According to the Randolph Court, “[u]nless the people living together fall within some recognized hierarchy, like a household of parent and child or barracks housing military personnel of different grades, there is no societal understanding of superior and inferior.” Id. at 114, 126 S.Ct. 1515. There is no basis for the government's contention that the validity of consent or refusal to search hinges on ownership or level of authority over the property.
Next, the government argues that Randolph does not apply because the storage unit was not a residence. As an initial matter, Murphy's living situation was unconventional, but the record shows that the storage units were the closest thing that he had to a residence. He was sleeping in unit 14 and storing his belongings in unit 17. For the purposes of the Fourth Amendment, this is sufficient to create an expectation of privacy and thus the authority to refuse a search. Moreover, even if the storage units could not be considered a residence, there is no reason that the rule in Randolph should be limited to residences. Randolph is rooted in the idea of common authority and the Supreme Court has extended the principle of common authority well beyond residences. In Frazier v. Cupp, 394 U.S. 731, 89 S.Ct. 1420, 22 L.Ed.2d 684 (1969), the Court held that the shared use of a duffel bag was enough to give rise to common authority between users such that either user could give lawful consent to a search. Id. at 740, 89 S.Ct. 1420. Certainly, business offices are also subject to the protection of the Fourth Amendment. See Mancusi v. DeForte, 392 U.S. 364, 369, 88 S.Ct. 2120, 20 L.Ed.2d 1154 (1968). Thus, we hold that Murphy had common authority over the storage units and could legitimately consent or refuse to give consent to a search of those units.
The second major distinction that the government attempts to make between this case and Randolph is that in the former, unlike in the latter, the objecting co-tenant was not physically present when the other tenant gave consent to the search. Here, Murphy refused consent and was subsequently arrested and removed from the scene. Two hours later, officers located Roper and obtained consent from him to search the units. Roper did not know that Murphy had previously refused consent and Murphy was not present to object once again to the second search. We see no reason, however, why Murphy's arrest should vitiate the objection he had already registered to the search. We hold that when a co-tenant objects to a search and another party with common authority subsequently gives consent to that search in the absence of the first co-tenant the search is invalid as to the objecting co-tenant.
We find support for our holding in the Randolph Court's treatment of the related issue of police removal of a tenant from the scene for the purpose of preventing him from objecting to a search. 547 U.S. at 121, 126 S.Ct. 1515. The Court held that third party consent to a search is valid only “[s]o long as there is no evidence that the police have removed the potentially objecting tenant from the entrance for the sake of avoiding a possible objection.” Id.
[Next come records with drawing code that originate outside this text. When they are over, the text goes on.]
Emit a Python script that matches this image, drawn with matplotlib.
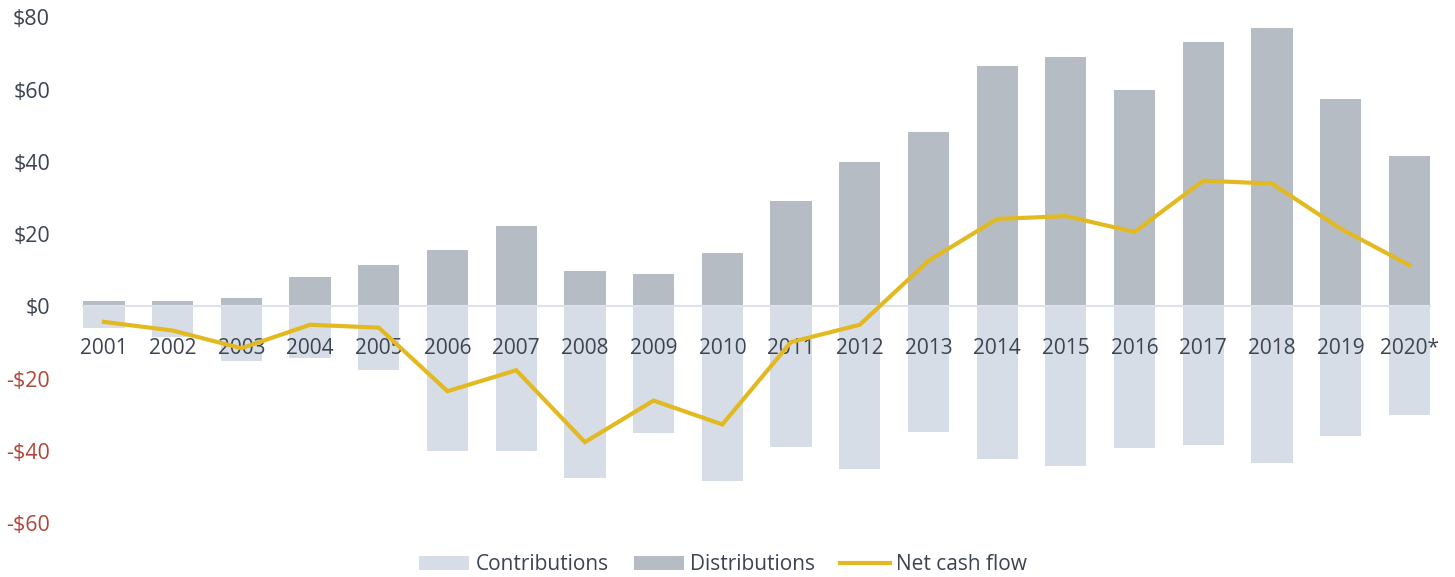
import matplotlib
matplotlib.use("Agg")
import matplotlib.pyplot as plt
from matplotlib.patches import Patch
from matplotlib.lines import Line2D

# Annual cash flows, $ billions
years = ["2001", "2002", "2003", "2004", "2005", "2006", "2007", "2008", "2009", "2010",
         "2011", "2012", "2013", "2014", "2015", "2016", "2017", "2018", "2019", "2020*"]
contributions = [-6.0, -8.5, -15.2, -14.3, -17.6, -40.1, -40.1, -47.6, -35.1, -48.4,
                 -39.0, -45.1, -34.9, -42.3, -44.1, -39.3, -38.5, -43.3, -36.0, -30.1]
distributions = [1.5, 1.5, 2.3, 8.1, 11.4, 15.6, 22.3, 9.8, 9.0, 14.8,
                 29.1, 39.9, 48.2, 66.5, 69.0, 59.8, 73.1, 77.2, 57.3, 41.5]
net_cash_flow = [-4.3, -6.7, -11.6, -5.1, -5.9, -23.5, -17.7, -37.6, -26.1, -32.7,
                 -9.9, -5.1, 12.6, 24.2, 25.0, 20.6, 34.8, 34.0, 21.5, 11.4]
y_ticks = [-60, -40, -20, 0, 20, 40, 60, 80]

CONTRIB_COLOR = "#d6dde6"
DISTRIB_COLOR = "#b6bcc4"
LINE_COLOR = "#e3b921"
TEXT_COLOR = "#3b4450"
NEG_COLOR = "#b0473a"

plt.rcParams["font.family"] = ["Open Sans", "DejaVu Sans"]

fig = plt.figure(figsize=(14.55, 5.77), dpi=100)
ax = fig.add_axes([0.0573, 0.0936, 0.9255, 0.8761])

x = list(range(len(years)))
ax.bar(x, contributions, width=0.6, color=CONTRIB_COLOR, zorder=1)
ax.bar(x, distributions, width=0.6, color=DISTRIB_COLOR, zorder=1)
ax.plot(x, net_cash_flow, color=LINE_COLOR, lw=3.0, solid_joinstyle="miter", zorder=3)

ax.set_xlim(-0.3, len(years) - 0.7)
ax.set_ylim(-60, 80)

for side in ["top", "right", "left"]:
    ax.spines[side].set_visible(False)
ax.spines["bottom"].set_position(("data", 0))
ax.spines["bottom"].set_color("#dde2ea")
ax.spines["bottom"].set_linewidth(1.5)
ax.spines["bottom"].set_zorder(1.2)

ax.set_xticks(x)
ax.set_xticklabels(years)
ax.tick_params(axis="x", length=0, pad=23, labelsize=15, labelcolor=TEXT_COLOR)

ax.set_yticks(y_ticks)
ax.set_yticklabels([f"-${-v}" if v < 0 else f"${v}" for v in y_ticks])
ax.tick_params(axis="y", length=0, pad=24, labelsize=15.5)
for lbl, v in zip(ax.get_yticklabels(), y_ticks):
    lbl.set_color(NEG_COLOR if v < 0 else TEXT_COLOR)

handles = [
    Patch(facecolor=CONTRIB_COLOR, label="Contributions"),
    Patch(facecolor=DISTRIB_COLOR, label="Distributions"),
    Line2D([0], [0], color=LINE_COLOR, lw=3.0, label="Net cash flow"),
]
fig.legend(handles=handles, loc="center", bbox_to_anchor=(0.497, 0.021), ncol=3,
           frameon=False, fontsize=15, labelcolor=TEXT_COLOR,
           handlelength=2.4, handleheight=0.67, handletextpad=0.3, columnspacing=1.2)

fig.savefig("out.png", dpi=100, facecolor="white")
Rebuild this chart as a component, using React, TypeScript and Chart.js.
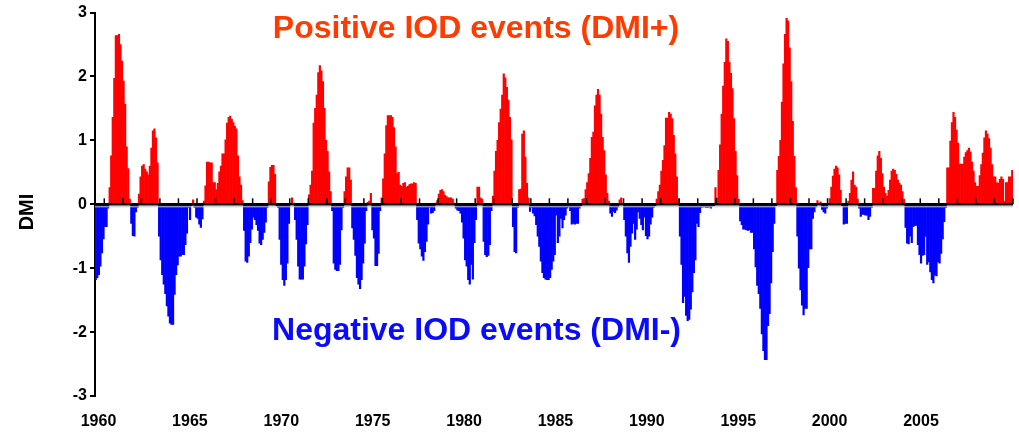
import React, { useEffect, useRef } from 'react';
import { Chart, registerables } from 'chart.js';

Chart.register(...registerables);

const FONT = 'Arial, "Liberation Sans", sans-serif';

// Monthly Dipole Mode Index, first value = July 1960
const FIRST_MONTH = 1960.5;

const dmi1960s = [
  -1.18, -1.15, -1.1, -0.97, -0.76, -0.54,
  -0.35, -0.35, -0.06, 0.26, 0.76, 1.36, 1.97, 2.64, 2.64, 2.66, 2.5, 2.24,
  1.93, 1.57, 0.9, 0.56, 0.08, -0.3, -0.49, -0.5, -0.12, -0.05, 0.16, 0.43,
  0.6, 0.62, 0.55, 0.51, 0.46, 0.6, 0.88, 1.15, 1.18, 1.04, 0.65, -0.5,
  -0.87, -1.1, -1.25, -1.4, -1.59, -1.75, -1.86, -1.88, -1.88, -1.41, -1.1, -0.95,
  -0.81, -0.81, -0.79, -0.79, -0.63, -0.45, -0.05, -0.24, -0.02, 0.07, -0.05, -0.2,
  -0.22, -0.31, -0.36, -0.23, 0.05, 0.29, 0.66, 0.66, 0.65, 0.65, 0.34, 0.34,
  0.23, 0.33, 0.51, 0.6, 0.79, 0.79, 1.01, 1.27, 1.36, 1.38, 1.33, 1.28,
  1.22, 1.18, 0.76, 0.43, 0.3, 0.06, -0.41, -0.89, -0.91, -0.81, -0.6, -0.39,
  -0.2, -0.24, -0.32, -0.41, -0.61, -0.63, -0.55, -0.44, -0.28, -0.05, 0.35, 0.58,
];

const dmi1970s = [
  0.61, 0.61, 0.47, -0.02, -0.05, -0.55, -0.94, -1.18, -1.27, -1.18, -0.92, -0.3,
  0.02, 0.1, 0.02, -0.24, -0.55, -0.97, -1.17, -1.17, -1.17, -0.97, -0.62, -0.32,
  0.15, 0.3, 0.52, 1.27, 1.5, 1.71, 2.06, 2.17, 2.09, 1.92, 1.5, 1.0,
  0.83, 0.51, 0.2, -0.1, -0.92, -1.02, -1.04, -1.04, -0.94, -0.4, -0.05, 0.2,
  0.43, 0.57, 0.57, 0.38, -0.37, -0.55, -0.8, -1.15, -1.25, -1.32, -1.18, -0.92,
  -0.61, -0.1, 0.03, 0.05, 0.17, -0.4, -0.53, -0.96, -0.96, -0.77, -0.1, 0.1,
  0.4, 0.79, 1.23, 1.39, 1.39, 1.39, 1.36, 1.2, 0.9, 0.48, 0.5, 0.3,
  0.28, 0.33, 0.34, 0.27, 0.28, 0.31, 0.32, 0.32, 0.34, 0.33, -0.24, -0.61,
  -0.7, -0.81, -0.88, -0.74, -0.58, -0.31, -0.05, -0.14, -0.13, -0.1, 0.02, 0.06,
  0.16, 0.22, 0.23, 0.2, 0.14, 0.12, 0.1, 0.1, 0.1, 0.08, 0.02, -0.06,
];

const dmi1980s = [
  -0.09, -0.1, -0.14, -0.28, -0.53, -0.87, -0.97, -1.18, -1.25, -0.94, -1.17, -0.6,
  -0.24, 0.27, 0.27, 0.1, 0.08, -0.58, -0.79, -0.82, -0.8, -0.63, -0.1, 0.13,
  0.52, 0.83, 1.0, 1.28, 1.49, 1.71, 2.04, 1.98, 1.83, 1.63, 1.36, 1.01,
  -0.35, -0.74, -0.76, -0.05, 0.23, 0.24, 1.1, 1.15, 0.74, 0.33, 0.1, -0.11,
  -0.05, -0.14, -0.18, -0.32, -0.5, -0.66, -0.89, -1.07, -1.15, -1.17, -1.18, -1.18,
  -1.15, -1.02, -0.89, -0.79, -0.17, -0.6, -0.5, -0.22, -0.37, -0.24, -0.17, -0.06,
  -0.04, -0.1, -0.31, -0.3, -0.31, -0.3, -0.3, -0.06, -0.02, 0.08, 0.09, 0.23,
  0.34, 0.48, 0.72, 1.05, 1.13, 1.54, 1.71, 1.8, 1.71, 1.41, 1.05, 0.84,
  0.46, 0.17, 0.05, -0.14, -0.19, -0.11, -0.13, -0.09, -0.04, 0.07, 0.1, 0.02,
  -0.24, -0.5, -0.76, -0.91, -0.66, -0.45, -0.3, -0.55, -0.39, -0.12, -0.22, -0.32,
];

const dmi1990s = [
  -0.4, -0.2, -0.49, -0.54, -0.5, -0.31, -0.2, -0.05, -0.02, 0.08, 0.2, 0.3,
  0.52, 0.69, 0.92, 1.35, 1.35, 1.44, 1.41, 1.34, 1.08, 0.79, 0.43, 0.08,
  -0.5, -0.94, -1.54, -1.44, -1.74, -1.82, -1.8, -1.64, -1.37, -1.07, -0.87, -0.3,
  -0.35, -0.13, -0.05, -0.04, -0.04, -0.05, -0.05, -0.04, -0.06, -0.03, -0.02, 0.26,
  0.1, 0.53, 0.93, 1.41, 1.85, 2.22, 2.59, 2.55, 2.22, 2.05, 1.81, 1.34,
  0.83, 0.45, 0.08, -0.26, -0.32, -0.39, -0.39, -0.4, -0.41, -0.4, -0.44, -0.44,
  -0.7, -0.98, -1.27, -1.4, -1.63, -2.03, -2.29, -2.43, -2.43, -1.9, -1.71, -1.23,
  -0.74, -0.3, -0.02, 0.53, 0.75, 1.0, 1.6, 2.2, 2.66, 2.91, 2.87, 2.45,
  1.92, 1.3, 0.75, 0.26, -0.5, -1.0, -1.34, -1.58, -1.73, -1.63, -1.63, -0.99,
  -0.7, -0.7, -0.22, -0.12, -0.04, 0.06, 0.01, 0.04, -0.08, -0.12, -0.14, -0.06,
];

const dmi2000s = [
  0.02, 0.09, 0.27, 0.44, 0.55, 0.6, 0.57, 0.46, 0.22, -0.02, -0.31, -0.3,
  -0.3, 0.05, 0.17, 0.38, 0.51, 0.3, 0.27, 0.08, -0.06, -0.19, -0.16, -0.16,
  -0.17, -0.17, -0.24, -0.19, -0.05, 0.25, 0.25, 0.52, 0.76, 0.83, 0.72, 0.48,
  0.27, 0.17, 0.13, 0.22, 0.38, 0.52, 0.55, 0.53, 0.47, 0.38, 0.33, 0.3,
  0.2, 0.08, -0.36, -0.61, -0.62, -0.5, -0.6, -0.35, -0.33, -0.33, -0.63, -0.79,
  -0.92, -0.8, -0.79, -0.5, -0.94, -0.9, -1.06, -1.18, -1.23, -1.11, -1.12, -0.9,
  -0.92, -0.77, -0.54, -0.27, -0.05, 0.57, 0.57, 0.99, 1.28, 1.44, 1.36, 1.16,
  0.96, 0.63, 0.63, 0.63, 0.74, 0.81, 0.84, 0.88, 0.82, 0.66, 0.52, 0.34,
  0.28, 0.28, 0.45, 0.62, 0.8, 1.04, 1.15, 1.1, 1.03, 0.88, 0.62, 0.43,
  0.43, 0.34, 0.33, 0.39, 0.43, 0.39, 0.05, 0.34, 0.34, 0.43, 0.43, 0.53,
];

const DMI = [...dmi1960s, ...dmi1970s, ...dmi1980s, ...dmi1990s, ...dmi2000s];

const LABEL_YEARS = [1960, 1965, 1970, 1975, 1980, 1985, 1990, 1995, 2000, 2005];
const YEAR_MARKS = Array.from({ length: 50 }, (_, i) => 1961 + i);

const POSITIVE_TEXT = 'Positive IOD events (DMI+)';
const NEGATIVE_TEXT = 'Negative IOD events (DMI-)';
const AXIS_TITLE = 'DMI';

const POS_COLOR = '#ff0000';
const NEG_COLOR = '#0000ff';

// zero line with yearly marks, event captions and the y-axis title
const overlayPlugin = {
  id: 'dmiOverlay',
  afterDatasetsDraw(chart: any) {
    const { ctx, chartArea, scales } = chart;
    const xs = scales.x;
    const y0 = scales.y.getPixelForValue(0);
    ctx.save();
    ctx.strokeStyle = '#c4c4c4';
    ctx.lineWidth = 1;
    ctx.beginPath();
    ctx.moveTo(chartArea.left, y0 + 2.5);
    ctx.lineTo(chartArea.right, y0 + 2.5);
    ctx.stroke();

    ctx.strokeStyle = '#000';
    ctx.lineWidth = 2.5;
    ctx.beginPath();
    ctx.moveTo(chartArea.left, y0);
    ctx.lineTo(chartArea.right, y0);
    ctx.stroke();

    ctx.lineWidth = 1.5;
    for (const yr of YEAR_MARKS) {
      const px = xs.getPixelForValue(yr);
      ctx.beginPath();
      ctx.moveTo(px, y0);
      ctx.lineTo(px, y0 - 6);
      ctx.stroke();
    }

    ctx.textAlign = 'center';
    ctx.textBaseline = 'alphabetic';
    ctx.font = `bold 32px ${FONT}`;
    ctx.fillStyle = '#ff3c00';
    ctx.fillText(POSITIVE_TEXT, 476, 38);
    ctx.fillStyle = '#0a0aff';
    ctx.fillText(NEGATIVE_TEXT, 476.5, 340);

    ctx.translate(27, 212);
    ctx.rotate(-Math.PI / 2);
    ctx.textBaseline = 'middle';
    ctx.fillStyle = '#000';
    ctx.font = `bold 20px ${FONT}`;
    ctx.fillText(AXIS_TITLE, 0, 0);
    ctx.restore();
  },
};

export default function App() {
  const canvasRef = useRef<HTMLCanvasElement | null>(null);

  useEffect(() => {
    if (!canvasRef.current) return;
    const points = DMI.map((v, j) => ({ x: FIRST_MONTH + (j + 0.5) / 12, y: v }));
    const chart = new Chart(canvasRef.current, {
      type: 'bar',
      data: {
        datasets: [
          {
            data: points as any,
            backgroundColor: DMI.map((v) => (v >= 0 ? POS_COLOR : NEG_COLOR)),
            borderWidth: 0,
            barPercentage: 1,
            categoryPercentage: 1,
            xAxisID: 'x',
            yAxisID: 'y',
          },
        ],
      },
      options: {
        responsive: false,
        animation: false,
        devicePixelRatio: 1,
        layout: { padding: { top: 10, right: 6, left: 0, bottom: 0 } },
        plugins: { legend: { display: false }, tooltip: { enabled: false } },
        scales: {
          x: {
            type: 'linear',
            min: FIRST_MONTH,
            max: 2010,
            display: false,
            offset: false,
          },
          years: {
            type: 'linear',
            position: 'bottom',
            offset: false,
            min: 1959.8085,
            max: 2010.0325,
            grid: { display: false, drawTicks: false, offset: false },
            border: { display: false },
            afterBuildTicks: (scale: any) => {
              scale.ticks = LABEL_YEARS.map((v) => ({ value: v }));
            },
            afterFit: (scale: any) => {
              scale.height = 42;
            },
            ticks: {
              autoSkip: false,
              maxRotation: 0,
              padding: 16,
              color: '#000',
              font: { family: FONT, size: 16, weight: 'bold' },
              callback: (v: any) => String(v),
            },
          },
          y: {
            type: 'linear',
            min: -3,
            max: 3,
            afterFit: (scale: any) => {
              scale.width = 95;
            },
            grid: { drawOnChartArea: false, color: '#000', lineWidth: 2, tickLength: 5 },
            border: { color: '#000', width: 2 },
            ticks: {
              stepSize: 1,
              padding: 3,
              color: '#000',
              font: { family: FONT, size: 16, weight: 'bold' },
            },
          },
        },
      },
      plugins: [overlayPlugin],
    });
    return () => chart.destroy();
  }, []);

  return (
    <div style={{ position: 'fixed', left: 0, top: 0, width: 1019, height: 438, background: '#fff' }}>
      <canvas ref={canvasRef} width={1019} height={438} />
    </div>
  );
}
If the police cannot prevent a co-tenant from objecting to a search through arrest, surely they cannot arrest a co-tenant and then seek to ignore an objection he has already made. Nor, more generally, do we see any reason to limit the Randolph rule to an objecting tenant's removal by police. Once a co-tenant has registered his objection, his refusal to grant consent remains effective barring some objective manifestation that he has changed his position and no longer objects. The rule that Randolph establishes is that when one co-tenant objects and the other consents, a valid search may occur only with respect to the consenting tenant. It is true that the consent of either co-tenant may be sufficient in the absence of an objection by the other, either because he simply fails to object or because he is not present to do so. Nevertheless, when an objection has been made by either tenant prior to the officers' entry, the search is not valid as to him and no evidence seized may be used against him.4 Rather, as in this case, in the absence of exigent circumstances, the police must obtain a warrant before conducting the search.
For the foregoing reasons, we hold that the first search was a valid protective sweep. We do not rule, however, on the validity of the seizure of any evidence obtained during that search. We further hold that the second search violated Murphy's Fourth Amendment rights and we reverse the district court's ruling regarding the evidence seized as a result of that search. The decision of the district court is therefore
AFFIRMED in part and REVERSED in part.
1. It is not apparent from the record whether any evidence was seized during the protective sweep. We do not consider here the validity of any such seizure. We consider only the validity of the protective sweep itself.
2. Roper did not reside in the units but he stored his business equipment in them and entered and left at will. Thus, Roper is in between a landlord, who may not consent to a search, see Chapman v. United States, 365 U.S. 610, 616-17, 81 S.Ct. 776, 5 L.Ed.2d 828 (1961), and a co-tenant, who may. We will assume for the purposes of this opinion, however, that he has the same rights as a co-tenant.
3. We note, incidentally, that even if the payment of rent were a requirement, Murphy would qualify because his arrangement with Roper, that he would work in exchange for staying in the storage unit, would suffice.
4. Refusing to grant consent and objecting to the search are one and the same for Fourth Amendment purposes. The terms are used interchangeably throughout this opinion, as they are in Randolph.